[Goal]:
Without the pictures, please reproduce only the lines from the one with "Give me the" through the one with "import * as", both included.

[Given data]:
::::
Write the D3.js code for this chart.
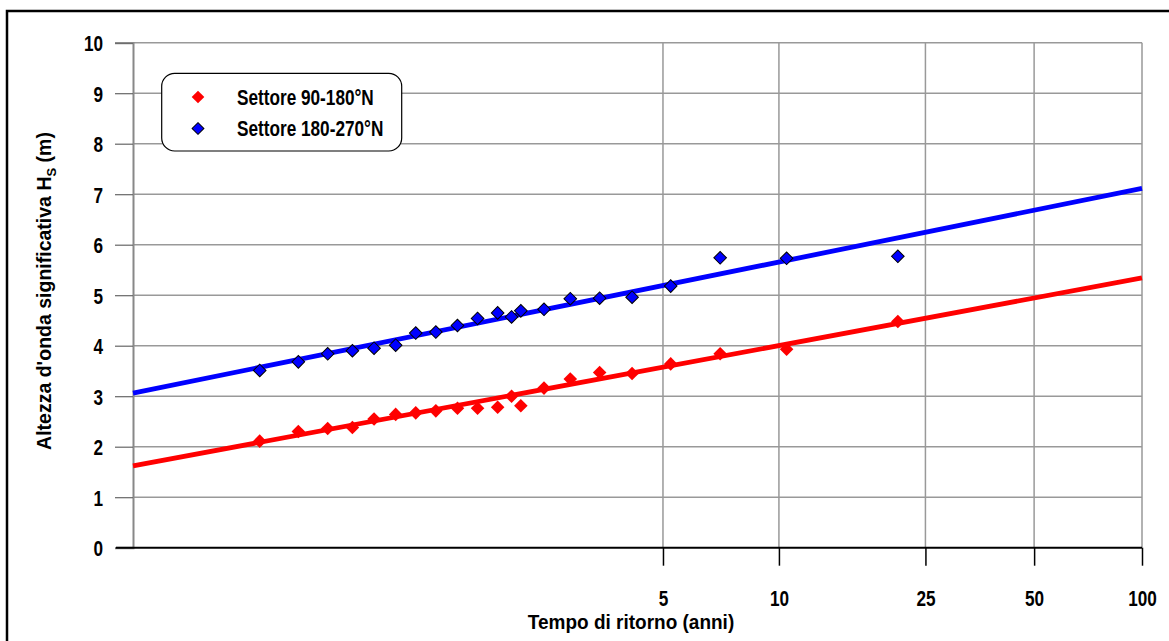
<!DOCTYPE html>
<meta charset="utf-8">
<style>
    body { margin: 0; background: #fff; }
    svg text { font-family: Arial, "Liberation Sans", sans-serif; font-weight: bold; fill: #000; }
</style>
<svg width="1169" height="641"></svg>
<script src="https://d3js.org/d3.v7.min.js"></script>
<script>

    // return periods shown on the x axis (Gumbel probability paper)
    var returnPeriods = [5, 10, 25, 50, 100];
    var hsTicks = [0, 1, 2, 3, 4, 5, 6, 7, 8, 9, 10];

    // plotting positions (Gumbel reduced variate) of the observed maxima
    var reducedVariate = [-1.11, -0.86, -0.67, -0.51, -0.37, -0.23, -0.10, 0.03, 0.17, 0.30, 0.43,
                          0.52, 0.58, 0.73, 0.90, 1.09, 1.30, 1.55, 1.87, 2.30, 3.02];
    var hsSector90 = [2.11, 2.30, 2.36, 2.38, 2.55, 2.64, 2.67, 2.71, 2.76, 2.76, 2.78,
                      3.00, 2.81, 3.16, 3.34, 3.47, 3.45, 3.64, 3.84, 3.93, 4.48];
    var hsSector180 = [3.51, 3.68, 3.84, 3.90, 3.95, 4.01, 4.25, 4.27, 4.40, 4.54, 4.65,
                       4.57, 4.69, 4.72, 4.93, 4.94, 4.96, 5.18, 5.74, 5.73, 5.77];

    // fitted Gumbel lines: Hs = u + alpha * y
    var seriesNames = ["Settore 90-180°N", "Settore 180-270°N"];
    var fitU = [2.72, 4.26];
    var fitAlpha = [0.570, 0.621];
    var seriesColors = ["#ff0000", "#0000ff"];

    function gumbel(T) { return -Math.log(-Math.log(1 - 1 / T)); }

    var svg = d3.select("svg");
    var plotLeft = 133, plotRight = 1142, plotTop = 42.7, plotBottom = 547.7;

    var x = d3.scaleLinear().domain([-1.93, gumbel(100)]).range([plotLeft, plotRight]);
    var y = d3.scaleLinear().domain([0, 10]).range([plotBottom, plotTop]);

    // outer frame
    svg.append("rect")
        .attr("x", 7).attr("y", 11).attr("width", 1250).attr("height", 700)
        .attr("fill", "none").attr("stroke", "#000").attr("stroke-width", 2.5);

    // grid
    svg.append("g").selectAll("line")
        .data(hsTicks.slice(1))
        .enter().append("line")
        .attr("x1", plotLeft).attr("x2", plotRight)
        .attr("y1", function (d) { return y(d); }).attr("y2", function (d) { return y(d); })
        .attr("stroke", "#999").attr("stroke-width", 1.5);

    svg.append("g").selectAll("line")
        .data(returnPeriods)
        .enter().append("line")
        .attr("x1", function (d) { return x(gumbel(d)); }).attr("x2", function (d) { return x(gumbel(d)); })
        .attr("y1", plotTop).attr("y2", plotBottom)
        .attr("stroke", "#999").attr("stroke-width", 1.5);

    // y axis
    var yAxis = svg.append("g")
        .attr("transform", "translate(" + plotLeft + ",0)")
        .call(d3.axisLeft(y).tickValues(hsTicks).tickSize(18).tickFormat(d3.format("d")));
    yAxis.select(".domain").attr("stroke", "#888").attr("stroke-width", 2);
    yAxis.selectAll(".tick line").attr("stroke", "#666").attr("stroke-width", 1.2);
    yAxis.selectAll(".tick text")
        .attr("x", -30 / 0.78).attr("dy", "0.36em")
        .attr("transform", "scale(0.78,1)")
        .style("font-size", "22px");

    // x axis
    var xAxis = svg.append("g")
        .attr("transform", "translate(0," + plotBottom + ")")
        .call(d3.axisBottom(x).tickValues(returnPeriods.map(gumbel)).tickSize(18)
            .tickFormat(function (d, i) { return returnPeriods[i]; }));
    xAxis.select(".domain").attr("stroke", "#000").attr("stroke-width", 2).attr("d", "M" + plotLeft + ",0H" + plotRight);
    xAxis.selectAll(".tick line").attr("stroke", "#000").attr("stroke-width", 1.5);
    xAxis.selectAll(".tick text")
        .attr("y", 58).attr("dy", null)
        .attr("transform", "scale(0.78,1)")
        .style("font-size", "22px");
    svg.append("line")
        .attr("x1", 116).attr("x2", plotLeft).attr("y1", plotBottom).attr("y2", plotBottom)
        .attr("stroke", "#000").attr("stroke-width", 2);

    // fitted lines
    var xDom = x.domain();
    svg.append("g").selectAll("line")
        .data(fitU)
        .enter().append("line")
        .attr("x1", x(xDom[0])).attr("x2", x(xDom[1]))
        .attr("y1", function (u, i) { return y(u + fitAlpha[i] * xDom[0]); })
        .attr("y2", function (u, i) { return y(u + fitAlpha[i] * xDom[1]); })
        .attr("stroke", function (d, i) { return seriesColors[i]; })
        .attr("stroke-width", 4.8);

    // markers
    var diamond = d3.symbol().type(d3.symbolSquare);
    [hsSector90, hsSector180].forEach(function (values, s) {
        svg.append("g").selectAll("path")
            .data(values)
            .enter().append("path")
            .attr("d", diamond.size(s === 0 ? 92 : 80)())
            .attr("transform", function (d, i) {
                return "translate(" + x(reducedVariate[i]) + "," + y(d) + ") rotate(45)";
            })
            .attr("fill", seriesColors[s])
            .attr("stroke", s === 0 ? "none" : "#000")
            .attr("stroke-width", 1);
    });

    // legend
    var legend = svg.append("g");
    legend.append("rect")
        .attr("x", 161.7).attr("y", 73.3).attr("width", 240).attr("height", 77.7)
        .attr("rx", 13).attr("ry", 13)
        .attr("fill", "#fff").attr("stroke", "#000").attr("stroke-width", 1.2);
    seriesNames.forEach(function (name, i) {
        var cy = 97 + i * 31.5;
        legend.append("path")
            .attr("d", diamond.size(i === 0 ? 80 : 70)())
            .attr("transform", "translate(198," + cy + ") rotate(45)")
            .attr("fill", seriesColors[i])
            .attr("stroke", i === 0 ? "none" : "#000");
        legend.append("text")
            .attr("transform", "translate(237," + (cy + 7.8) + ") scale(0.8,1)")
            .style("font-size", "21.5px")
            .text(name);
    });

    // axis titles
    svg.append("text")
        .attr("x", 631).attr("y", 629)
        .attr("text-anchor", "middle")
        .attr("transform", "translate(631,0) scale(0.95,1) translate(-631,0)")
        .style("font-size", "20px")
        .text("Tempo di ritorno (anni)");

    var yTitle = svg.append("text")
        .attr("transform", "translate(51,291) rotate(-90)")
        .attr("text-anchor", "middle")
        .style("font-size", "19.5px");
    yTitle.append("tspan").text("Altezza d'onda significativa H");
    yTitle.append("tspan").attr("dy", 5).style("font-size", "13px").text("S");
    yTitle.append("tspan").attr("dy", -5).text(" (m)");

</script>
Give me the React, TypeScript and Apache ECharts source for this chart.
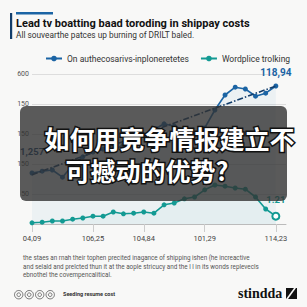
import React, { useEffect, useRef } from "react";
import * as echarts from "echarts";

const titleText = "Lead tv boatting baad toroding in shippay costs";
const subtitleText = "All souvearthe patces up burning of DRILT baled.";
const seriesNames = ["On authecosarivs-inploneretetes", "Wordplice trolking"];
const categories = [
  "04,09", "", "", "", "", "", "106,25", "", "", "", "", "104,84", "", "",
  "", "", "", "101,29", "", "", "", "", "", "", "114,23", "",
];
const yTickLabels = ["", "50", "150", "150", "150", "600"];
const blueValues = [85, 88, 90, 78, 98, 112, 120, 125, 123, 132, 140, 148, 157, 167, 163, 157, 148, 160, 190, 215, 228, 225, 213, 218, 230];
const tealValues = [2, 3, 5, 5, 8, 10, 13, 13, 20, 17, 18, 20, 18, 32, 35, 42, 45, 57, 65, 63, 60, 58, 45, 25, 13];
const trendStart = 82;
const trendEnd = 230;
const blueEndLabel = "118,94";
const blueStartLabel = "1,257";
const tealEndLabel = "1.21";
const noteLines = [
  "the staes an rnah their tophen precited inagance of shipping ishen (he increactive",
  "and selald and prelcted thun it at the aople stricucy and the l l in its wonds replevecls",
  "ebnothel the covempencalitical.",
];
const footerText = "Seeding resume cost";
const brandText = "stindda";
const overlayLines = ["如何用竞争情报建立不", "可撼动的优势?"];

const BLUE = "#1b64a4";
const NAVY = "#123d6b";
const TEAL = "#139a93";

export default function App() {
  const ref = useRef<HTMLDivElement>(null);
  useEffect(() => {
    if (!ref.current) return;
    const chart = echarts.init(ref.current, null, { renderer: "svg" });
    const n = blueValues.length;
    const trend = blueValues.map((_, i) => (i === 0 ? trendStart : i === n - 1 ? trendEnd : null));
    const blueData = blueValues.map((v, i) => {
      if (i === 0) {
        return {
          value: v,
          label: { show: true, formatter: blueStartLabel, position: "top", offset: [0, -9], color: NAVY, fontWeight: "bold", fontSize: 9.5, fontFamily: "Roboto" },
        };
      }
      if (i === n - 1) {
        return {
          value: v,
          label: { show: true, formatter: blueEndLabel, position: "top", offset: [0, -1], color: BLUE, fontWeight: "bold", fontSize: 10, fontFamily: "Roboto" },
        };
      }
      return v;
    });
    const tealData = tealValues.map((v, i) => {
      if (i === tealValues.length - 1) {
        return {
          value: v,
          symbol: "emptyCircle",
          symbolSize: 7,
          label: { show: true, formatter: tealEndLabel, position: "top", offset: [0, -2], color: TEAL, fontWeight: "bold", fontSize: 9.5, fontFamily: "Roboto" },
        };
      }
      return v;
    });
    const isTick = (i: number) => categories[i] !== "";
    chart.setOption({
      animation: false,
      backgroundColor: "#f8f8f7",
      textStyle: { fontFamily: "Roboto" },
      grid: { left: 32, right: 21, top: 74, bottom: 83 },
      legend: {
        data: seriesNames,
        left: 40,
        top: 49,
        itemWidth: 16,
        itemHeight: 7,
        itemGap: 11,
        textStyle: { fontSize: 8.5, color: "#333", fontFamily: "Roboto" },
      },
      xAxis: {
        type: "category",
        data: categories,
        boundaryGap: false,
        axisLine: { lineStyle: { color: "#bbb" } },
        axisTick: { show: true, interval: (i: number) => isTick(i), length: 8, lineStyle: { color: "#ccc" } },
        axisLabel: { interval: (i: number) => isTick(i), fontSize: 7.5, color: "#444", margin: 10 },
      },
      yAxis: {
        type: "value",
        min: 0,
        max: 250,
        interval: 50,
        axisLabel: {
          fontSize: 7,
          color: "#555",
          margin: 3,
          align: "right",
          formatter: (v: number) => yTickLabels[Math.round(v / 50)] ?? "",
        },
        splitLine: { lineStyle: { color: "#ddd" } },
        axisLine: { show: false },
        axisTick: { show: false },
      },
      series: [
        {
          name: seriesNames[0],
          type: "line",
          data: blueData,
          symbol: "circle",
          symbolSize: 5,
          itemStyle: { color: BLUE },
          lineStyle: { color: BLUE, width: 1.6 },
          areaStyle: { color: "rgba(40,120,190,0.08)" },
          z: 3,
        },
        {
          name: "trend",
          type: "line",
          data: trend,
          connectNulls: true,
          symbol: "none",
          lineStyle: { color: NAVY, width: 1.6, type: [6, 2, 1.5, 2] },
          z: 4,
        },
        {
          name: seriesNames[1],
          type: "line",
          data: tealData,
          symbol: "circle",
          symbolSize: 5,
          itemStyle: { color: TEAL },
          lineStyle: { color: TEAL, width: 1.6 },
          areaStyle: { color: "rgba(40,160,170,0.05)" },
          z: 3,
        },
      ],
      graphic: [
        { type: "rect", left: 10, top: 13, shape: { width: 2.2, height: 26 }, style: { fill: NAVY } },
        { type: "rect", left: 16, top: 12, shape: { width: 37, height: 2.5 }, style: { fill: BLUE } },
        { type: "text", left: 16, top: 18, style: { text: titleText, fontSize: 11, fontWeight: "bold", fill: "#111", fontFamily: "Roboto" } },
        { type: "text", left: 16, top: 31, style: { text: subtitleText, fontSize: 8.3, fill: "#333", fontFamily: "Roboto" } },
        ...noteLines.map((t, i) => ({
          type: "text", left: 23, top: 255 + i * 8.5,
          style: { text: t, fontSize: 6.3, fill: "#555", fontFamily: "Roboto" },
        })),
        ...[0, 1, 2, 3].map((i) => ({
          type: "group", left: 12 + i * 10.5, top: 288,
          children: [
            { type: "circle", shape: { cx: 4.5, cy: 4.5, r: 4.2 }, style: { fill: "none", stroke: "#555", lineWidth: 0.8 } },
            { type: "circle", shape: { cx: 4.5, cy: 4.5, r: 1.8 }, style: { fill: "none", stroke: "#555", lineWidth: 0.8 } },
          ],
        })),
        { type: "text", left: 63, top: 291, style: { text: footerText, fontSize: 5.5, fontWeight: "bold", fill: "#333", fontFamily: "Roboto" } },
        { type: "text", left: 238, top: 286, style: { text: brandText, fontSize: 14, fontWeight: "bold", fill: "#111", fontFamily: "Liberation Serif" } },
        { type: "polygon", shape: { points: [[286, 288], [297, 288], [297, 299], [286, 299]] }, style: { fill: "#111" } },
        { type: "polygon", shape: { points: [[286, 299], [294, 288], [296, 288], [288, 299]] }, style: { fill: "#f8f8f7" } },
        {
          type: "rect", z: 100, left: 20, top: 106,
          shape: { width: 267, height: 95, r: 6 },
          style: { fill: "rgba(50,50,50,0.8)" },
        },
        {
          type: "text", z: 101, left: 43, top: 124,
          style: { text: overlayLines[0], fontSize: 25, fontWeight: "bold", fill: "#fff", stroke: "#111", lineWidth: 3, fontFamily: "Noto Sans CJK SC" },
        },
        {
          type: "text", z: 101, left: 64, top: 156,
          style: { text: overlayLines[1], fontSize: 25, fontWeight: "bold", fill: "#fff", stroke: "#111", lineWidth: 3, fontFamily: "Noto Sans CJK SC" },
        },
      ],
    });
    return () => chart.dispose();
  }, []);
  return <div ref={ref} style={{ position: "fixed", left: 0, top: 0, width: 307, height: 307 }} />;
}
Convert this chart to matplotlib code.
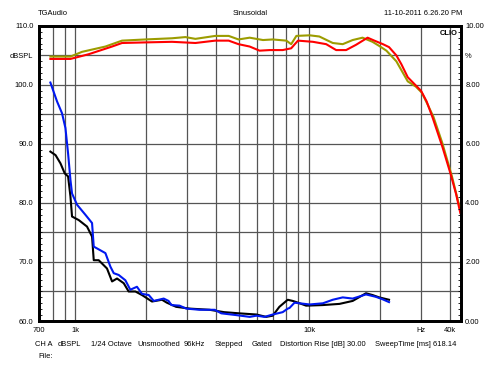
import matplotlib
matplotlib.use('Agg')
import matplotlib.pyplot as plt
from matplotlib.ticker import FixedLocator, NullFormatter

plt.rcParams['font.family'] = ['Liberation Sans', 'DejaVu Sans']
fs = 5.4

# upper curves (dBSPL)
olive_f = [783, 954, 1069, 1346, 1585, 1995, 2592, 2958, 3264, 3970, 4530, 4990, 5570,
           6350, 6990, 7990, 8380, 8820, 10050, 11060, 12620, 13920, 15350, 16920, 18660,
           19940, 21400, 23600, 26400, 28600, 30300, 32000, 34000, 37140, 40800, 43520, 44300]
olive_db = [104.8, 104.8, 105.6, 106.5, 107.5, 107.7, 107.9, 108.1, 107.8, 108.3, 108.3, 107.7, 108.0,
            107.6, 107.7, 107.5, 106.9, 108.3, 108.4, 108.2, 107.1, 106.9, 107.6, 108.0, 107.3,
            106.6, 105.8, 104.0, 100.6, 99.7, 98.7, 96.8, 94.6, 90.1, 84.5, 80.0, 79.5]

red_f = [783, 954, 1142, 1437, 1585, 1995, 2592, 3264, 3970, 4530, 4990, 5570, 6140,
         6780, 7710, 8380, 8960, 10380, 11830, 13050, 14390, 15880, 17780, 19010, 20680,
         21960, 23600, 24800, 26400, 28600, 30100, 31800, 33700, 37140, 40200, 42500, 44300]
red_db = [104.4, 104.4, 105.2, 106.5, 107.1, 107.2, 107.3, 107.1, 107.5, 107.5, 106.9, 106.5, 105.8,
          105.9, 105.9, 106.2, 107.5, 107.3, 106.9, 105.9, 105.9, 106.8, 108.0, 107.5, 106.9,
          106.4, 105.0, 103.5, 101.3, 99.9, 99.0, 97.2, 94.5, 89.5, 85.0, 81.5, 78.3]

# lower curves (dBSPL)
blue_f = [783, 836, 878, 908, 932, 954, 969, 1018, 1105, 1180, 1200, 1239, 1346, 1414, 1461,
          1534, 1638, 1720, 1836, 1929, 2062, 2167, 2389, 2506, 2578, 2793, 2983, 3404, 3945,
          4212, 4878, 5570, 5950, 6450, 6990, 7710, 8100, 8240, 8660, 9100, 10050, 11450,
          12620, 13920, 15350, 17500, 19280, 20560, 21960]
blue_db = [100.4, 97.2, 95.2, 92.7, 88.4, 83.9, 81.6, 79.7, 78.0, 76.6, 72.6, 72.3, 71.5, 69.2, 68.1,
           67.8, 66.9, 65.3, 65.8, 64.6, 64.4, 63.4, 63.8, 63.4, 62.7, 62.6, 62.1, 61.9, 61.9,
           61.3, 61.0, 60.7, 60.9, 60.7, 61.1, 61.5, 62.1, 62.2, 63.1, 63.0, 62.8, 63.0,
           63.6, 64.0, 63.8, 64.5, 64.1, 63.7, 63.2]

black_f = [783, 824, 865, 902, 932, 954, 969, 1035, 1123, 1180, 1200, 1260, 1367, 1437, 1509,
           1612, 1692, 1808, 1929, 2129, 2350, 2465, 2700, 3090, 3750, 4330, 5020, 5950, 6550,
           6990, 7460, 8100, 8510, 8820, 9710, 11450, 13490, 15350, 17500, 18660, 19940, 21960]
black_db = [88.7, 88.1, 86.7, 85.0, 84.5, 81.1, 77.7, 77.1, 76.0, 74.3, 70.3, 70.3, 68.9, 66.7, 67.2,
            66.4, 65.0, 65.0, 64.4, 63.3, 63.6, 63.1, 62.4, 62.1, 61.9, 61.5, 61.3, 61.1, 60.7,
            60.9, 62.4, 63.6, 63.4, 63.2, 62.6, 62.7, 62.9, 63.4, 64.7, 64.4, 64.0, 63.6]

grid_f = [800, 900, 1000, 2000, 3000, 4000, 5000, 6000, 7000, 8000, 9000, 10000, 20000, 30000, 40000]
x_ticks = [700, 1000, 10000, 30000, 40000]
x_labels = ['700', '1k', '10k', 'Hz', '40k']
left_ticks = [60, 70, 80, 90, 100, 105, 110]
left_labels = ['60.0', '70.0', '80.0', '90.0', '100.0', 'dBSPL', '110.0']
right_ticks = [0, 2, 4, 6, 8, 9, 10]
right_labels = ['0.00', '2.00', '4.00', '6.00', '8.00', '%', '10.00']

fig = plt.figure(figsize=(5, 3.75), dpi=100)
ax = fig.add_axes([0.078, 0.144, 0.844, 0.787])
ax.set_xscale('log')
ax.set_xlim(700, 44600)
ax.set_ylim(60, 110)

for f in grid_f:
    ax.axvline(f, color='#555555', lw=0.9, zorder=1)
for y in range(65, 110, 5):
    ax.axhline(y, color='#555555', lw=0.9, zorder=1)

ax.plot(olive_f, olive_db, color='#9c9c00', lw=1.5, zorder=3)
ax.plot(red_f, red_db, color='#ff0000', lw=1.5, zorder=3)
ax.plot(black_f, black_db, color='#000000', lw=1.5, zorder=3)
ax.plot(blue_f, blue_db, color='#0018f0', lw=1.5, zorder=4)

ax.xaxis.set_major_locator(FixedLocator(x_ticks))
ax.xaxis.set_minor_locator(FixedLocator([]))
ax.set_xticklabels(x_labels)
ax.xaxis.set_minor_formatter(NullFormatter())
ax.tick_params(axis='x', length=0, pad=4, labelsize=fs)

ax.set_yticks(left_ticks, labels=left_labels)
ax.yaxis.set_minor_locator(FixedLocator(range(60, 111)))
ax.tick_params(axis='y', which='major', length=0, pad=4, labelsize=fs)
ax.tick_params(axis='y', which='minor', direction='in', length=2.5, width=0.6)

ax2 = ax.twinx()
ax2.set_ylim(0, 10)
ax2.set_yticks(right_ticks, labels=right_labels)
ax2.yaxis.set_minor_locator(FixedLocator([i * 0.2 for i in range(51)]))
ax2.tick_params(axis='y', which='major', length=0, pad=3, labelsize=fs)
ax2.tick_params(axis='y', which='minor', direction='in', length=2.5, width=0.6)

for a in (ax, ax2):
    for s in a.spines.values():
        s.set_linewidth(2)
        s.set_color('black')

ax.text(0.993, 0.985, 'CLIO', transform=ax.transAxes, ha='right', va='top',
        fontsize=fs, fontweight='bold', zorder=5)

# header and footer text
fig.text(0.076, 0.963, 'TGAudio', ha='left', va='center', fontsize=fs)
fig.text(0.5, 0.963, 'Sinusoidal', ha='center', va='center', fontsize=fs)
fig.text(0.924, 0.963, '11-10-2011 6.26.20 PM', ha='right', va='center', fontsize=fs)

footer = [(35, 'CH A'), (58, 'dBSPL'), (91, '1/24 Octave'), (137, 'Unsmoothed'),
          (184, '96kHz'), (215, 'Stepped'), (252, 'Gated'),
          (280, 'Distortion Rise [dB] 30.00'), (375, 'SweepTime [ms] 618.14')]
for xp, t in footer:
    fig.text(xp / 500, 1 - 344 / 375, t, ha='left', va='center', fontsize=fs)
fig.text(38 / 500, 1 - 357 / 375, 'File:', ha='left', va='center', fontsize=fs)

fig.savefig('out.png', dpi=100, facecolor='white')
::::
[Exercise output]:
Give me the React, TypeScript and Apache ECharts source for this chart.
import React, { useEffect, useRef } from "react";
import * as echarts from "echarts";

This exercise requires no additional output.